### Problem to solve
In the lines below, output everything from the first line through the line containing "import seaborn as sns" exactly as it is. Pictures are not part of the output.

### Raw data
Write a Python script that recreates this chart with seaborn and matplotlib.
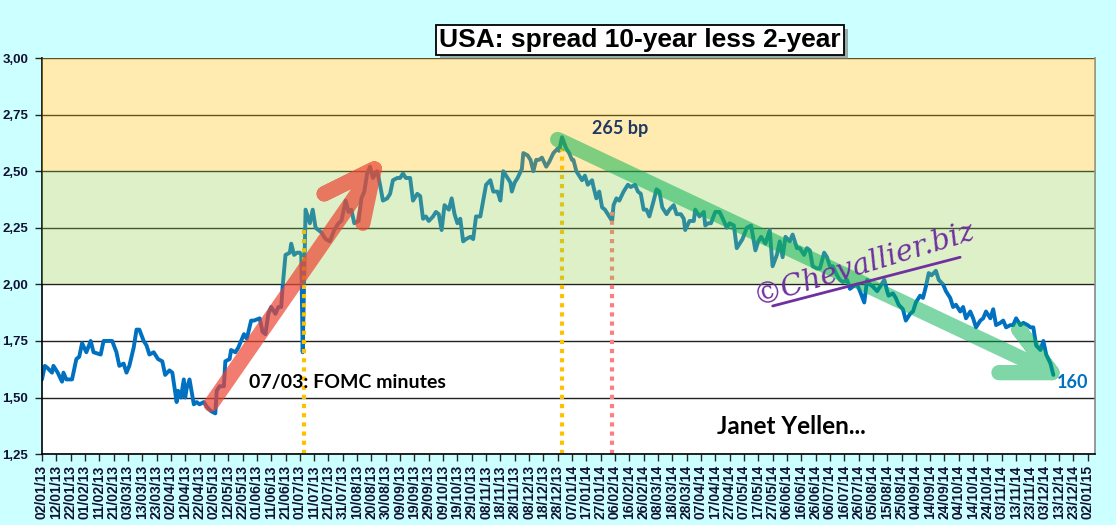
import numpy as np
import pandas as pd
import matplotlib
matplotlib.use('Agg')
import matplotlib.pyplot as plt
import matplotlib.dates as mdates
import matplotlib.ticker as mticker
import matplotlib.patheffects as pe
import seaborn as sns

# ---- data ----
start = pd.Timestamp('2013-01-02')
# days after 02/01/2013
days = [0, 2, 4, 7, 8, 11, 14, 15, 17, 21, 24, 26, 28, 31, 34, 36, 41, 43, 49, 52,
        54, 57, 59, 61, 64, 66, 68, 71, 73, 75, 78, 81, 84, 86, 89, 91, 94, 95, 97, 99,
        100, 101, 103, 106, 108, 110, 113, 115, 118, 121, 122, 124, 127, 128, 131, 132, 135, 137, 139, 141,
        143, 146, 148, 152, 154, 156, 158, 160, 163, 165, 167, 168, 170, 173, 174, 176, 178, 180, 181, 182,
        184, 187, 189, 191, 195, 198, 201, 204, 207, 209, 212, 214, 216, 218, 221, 223, 225, 227, 229, 231,
        234, 236, 238, 241, 243, 245, 248, 250, 252, 254, 257, 259, 262,
        264, 266, 268, 270, 273, 275, 277, 279, 281, 284, 286, 288, 290, 292, 294, 296, 299, 301, 303, 306,
        308, 310, 313, 315, 318, 320, 322, 325, 327, 328, 330, 332, 335, 336, 339, 341, 343, 345, 347, 349,
        352, 354, 357, 360, 361, 363, 366, 368, 370, 371, 373, 375, 377, 379, 381, 384, 385, 387, 389, 391,
        393, 395, 398, 399, 401, 403, 406, 409, 411, 414, 416, 418, 420, 422, 424, 427, 429, 431, 433, 436,
        438, 441, 443, 446, 448, 449, 452, 455, 456, 459, 462, 463, 465, 467, 470, 473, 476, 478, 480, 483,
        485,
        487, 489, 492, 495, 498, 500, 502, 505, 508, 510, 513, 515, 517, 519, 522, 524, 527, 529, 532, 534,
        536, 538, 541, 543, 546, 548, 550, 552, 555, 557, 559, 562, 564, 566, 569, 571, 574, 576, 578, 580,
        583, 585, 588, 590, 591, 594, 596, 598, 601, 603, 606, 608, 610, 613, 615, 617, 619, 621, 624, 626,
        629, 631, 634, 636, 638, 641, 643, 645, 648, 650, 652, 655, 657, 659, 662, 664, 666, 669, 671, 673,
        676, 678, 680, 683, 685, 688, 690, 692, 694, 697, 699, 701, 704, 706]
spread = [1.58, 1.64, 1.63, 1.61, 1.64, 1.61, 1.57, 1.61, 1.58, 1.58, 1.67, 1.68, 1.74, 1.70, 1.75, 1.70, 1.69, 1.75, 1.75, 1.70,
          1.64, 1.65, 1.61, 1.64, 1.72, 1.80, 1.80, 1.75, 1.73, 1.69, 1.70, 1.67, 1.66, 1.60, 1.62, 1.61, 1.48, 1.53, 1.50, 1.58,
          1.50, 1.54, 1.58, 1.47, 1.48, 1.47, 1.48, 1.46, 1.44, 1.43, 1.53, 1.55, 1.55, 1.66, 1.67, 1.71, 1.70, 1.72, 1.75, 1.78,
          1.76, 1.84, 1.84, 1.85, 1.79, 1.78, 1.87, 1.90, 1.87, 1.90, 1.90, 1.99, 2.13, 2.14, 2.18, 2.13, 2.14, 2.14, 2.13, 1.70,
          2.33, 2.27, 2.33, 2.25, 2.23, 2.20, 2.19, 2.24, 2.27, 2.28, 2.37, 2.32, 2.33, 2.27, 2.28, 2.38, 2.41, 2.49, 2.52, 2.47,
          2.50, 2.44, 2.37, 2.38, 2.40, 2.46, 2.47, 2.47, 2.49, 2.47, 2.47, 2.37, 2.40,
          2.39, 2.29, 2.30, 2.28, 2.30, 2.32, 2.31, 2.24, 2.35, 2.33, 2.38, 2.31, 2.27, 2.29, 2.19, 2.20, 2.21, 2.20, 2.30, 2.30,
          2.37, 2.44, 2.46, 2.41, 2.41, 2.37, 2.50, 2.47, 2.45, 2.41, 2.45, 2.47, 2.51, 2.58, 2.57, 2.55, 2.50, 2.55, 2.55, 2.56,
          2.52, 2.54, 2.58, 2.60, 2.59, 2.65, 2.60, 2.58, 2.55, 2.55, 2.50, 2.48, 2.46, 2.48, 2.44, 2.46, 2.43, 2.38, 2.41, 2.34,
          2.33, 2.31, 2.28, 2.35, 2.38, 2.37, 2.41, 2.44, 2.43, 2.44, 2.41, 2.40, 2.33, 2.33, 2.30, 2.37, 2.42, 2.41, 2.34, 2.31,
          2.33, 2.35, 2.31, 2.31, 2.29, 2.24, 2.28, 2.28, 2.33, 2.30, 2.32, 2.26, 2.27, 2.27, 2.32, 2.32, 2.28, 2.25, 2.27, 2.26,
          2.16,
          2.18, 2.20, 2.25, 2.26, 2.15, 2.19, 2.21, 2.18, 2.24, 2.08, 2.13, 2.19, 2.12, 2.21, 2.19, 2.22, 2.16, 2.16, 2.13, 2.16,
          2.15, 2.08, 2.07, 2.07, 2.14, 2.12, 2.08, 2.08, 2.04, 2.02, 2.01, 2.02, 1.98, 1.99, 2.00, 1.97, 1.92, 2.02, 2.00, 1.99,
          1.97, 1.99, 2.02, 1.97, 1.95, 1.96, 1.94, 1.91, 1.89, 1.84, 1.87, 1.88, 1.92, 1.95, 1.94, 1.99, 2.05, 2.04, 2.06, 2.02,
          2.00, 1.97, 1.94, 1.90, 1.91, 1.88, 1.90, 1.85, 1.88, 1.85, 1.81, 1.84, 1.85, 1.88, 1.85, 1.89, 1.82, 1.83, 1.84, 1.81,
          1.82, 1.82, 1.85, 1.82, 1.83, 1.82, 1.81, 1.81, 1.73, 1.71, 1.75, 1.69, 1.65, 1.60]

dates = start + pd.to_timedelta(days, unit='D')
df = pd.DataFrame({'date': dates, 'spread': spread})

tick_dates = pd.date_range('2013-01-02', '2015-01-02', freq='10D')
y_ticks = [1.25, 1.50, 1.75, 2.00, 2.25, 2.50, 2.75, 3.00]

fomc_date, fomc_top = '2013-07-04', 2.24
peak_date, peak_top = '2013-12-31', 2.60
yellen_date, yellen_top = '2014-02-04', 2.32

# arrows (date, value) paths
red_arrow = [('2013-04-30', 1.47), ('2013-08-22', 2.51), ('2013-07-18', 2.40),
             ('2013-08-22', 2.51), ('2013-08-14', 2.27)]
green_arrow = [('2013-12-28', 2.64), ('2014-12-08', 1.61), ('2014-11-15', 1.80),
               ('2014-12-08', 1.61), ('2014-11-01', 1.61)]

# ---- plot ----
sns.set_theme(style='white')
plt.rcParams['font.family'] = ['Liberation Sans', 'DejaVu Sans']

fig = plt.figure(figsize=(11.16, 5.25), dpi=100, facecolor='#CCFFFF')
ax = fig.add_axes([0.0376, 0.135, 0.9435, 0.7545])
ax.set_facecolor('white')

for y in y_ticks:
    ax.axhline(y, color='#222222', lw=1.0, zorder=1)

sns.lineplot(data=df, x='date', y='spread', ax=ax, color='#0070C0', lw=2.8,
             estimator=None, zorder=2)

for d, top, c in [(fomc_date, fomc_top, '#FFC000'), (peak_date, peak_top, '#FFC000'),
                  (yellen_date, yellen_top, '#FF7C80')]:
    ax.plot([pd.Timestamp(d)] * 2, [1.25, top], color=c, lw=3, ls=(0, (1, 1.2)), zorder=2)

# translucent zones over the line
ax.axhspan(2.5, 3.0, color='#FFC000', alpha=0.31, lw=0, zorder=3)
ax.axhspan(2.0, 2.5, color='#92D050', alpha=0.31, lw=0, zorder=3)

def fat_arrow(path, color, alpha, lw):
    xs = [mdates.date2num(pd.Timestamp(d)) for d, v in path]
    ys = [v for d, v in path]
    ax.plot(xs, ys, color=color, alpha=alpha, lw=lw, solid_capstyle='round',
            solid_joinstyle='round', zorder=4)

fat_arrow(red_arrow, '#EE4433', 0.7, 11)
fat_arrow(green_arrow, '#00B050', 0.5, 11)

ax.set_xlim(pd.Timestamp('2013-01-02'), pd.Timestamp('2015-01-07'))
ax.set_ylim(1.25, 3.0)
ax.set_xlabel('')
ax.set_ylabel('')
ax.xaxis.set_major_locator(mticker.FixedLocator(mdates.date2num(tick_dates)))
ax.xaxis.set_major_formatter(mdates.DateFormatter('%d/%m/%y'))
ax.yaxis.set_major_locator(mticker.FixedLocator(y_ticks))
ax.yaxis.set_major_formatter(mticker.FuncFormatter(lambda v, p: f'{v:.2f}'.replace('.', ',')))
ax.tick_params(axis='x', rotation=90, labelsize=10, length=5, width=1, direction='out',
               bottom=True, pad=3)
ax.tick_params(axis='y', labelsize=9.5, length=5, width=1, direction='out', left=True, pad=5)
for lab in ax.get_xticklabels() + ax.get_yticklabels():
    lab.set_fontweight('bold')
    lab.set_color('#111133')

for s in ['left', 'bottom']:
    ax.spines[s].set_color('black')
    ax.spines[s].set_linewidth(1.2)
ax.spines['top'].set_visible(False)
ax.spines['right'].set_color('#888888')
ax.spines['right'].set_linewidth(1.2)

# texts
t = fig.text(0.5735, 0.924, 'USA: spread 10-year less 2-year', ha='center', va='center',
             fontsize=19, fontweight='bold', color='black',
             bbox=dict(boxstyle='square,pad=0.12', fc='white', ec='black', lw=1.3))
t.get_bbox_patch().set_path_effects([pe.withSimplePatchShadow(offset=(3, -3),
                                      shadow_rgbFace='#777777', alpha=0.6)])

lab_font = ['Lato', 'DejaVu Sans']
ax.text(0.549, 0.823, '265 bp', transform=ax.transAxes, ha='center', va='center',
        fontsize=13, fontweight='bold', color='#1F3864', family=lab_font, zorder=6)
ax.text(0.290, 0.182, '07/03: FOMC minutes', transform=ax.transAxes, ha='center', va='center',
        fontsize=14, fontweight='bold', color='black', family=lab_font, zorder=6)
ax.text(0.712, 0.0707, 'Janet Yellen...', transform=ax.transAxes, ha='center', va='center',
        fontsize=17.5, fontweight='bold', color='black', family=lab_font, zorder=6)
ax.text(0.979, 0.182, '160', transform=ax.transAxes, ha='center', va='center',
        fontsize=13, fontweight='bold', color='#0070C0', family=lab_font, zorder=6)

ax.text(0.781, 0.482, '©Chevallier.biz', transform=ax.transAxes, ha='center', va='center',
        fontsize=21, style='italic', color='#7030A0', rotation=17,
        family=['DejaVu Serif'], zorder=6)
ax.plot([0.694, 0.872], [0.374, 0.497], transform=ax.transAxes, color='#7030A0', lw=2, zorder=6)

fig.savefig('out.png', dpi=100, facecolor=fig.get_facecolor())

### Solution below
Write a Python script that recreates this chart with seaborn and matplotlib.
import numpy as np
import pandas as pd
import matplotlib
matplotlib.use('Agg')
import matplotlib.pyplot as plt
import matplotlib.dates as mdates
import matplotlib.ticker as mticker
import matplotlib.patheffects as pe
import seaborn as sns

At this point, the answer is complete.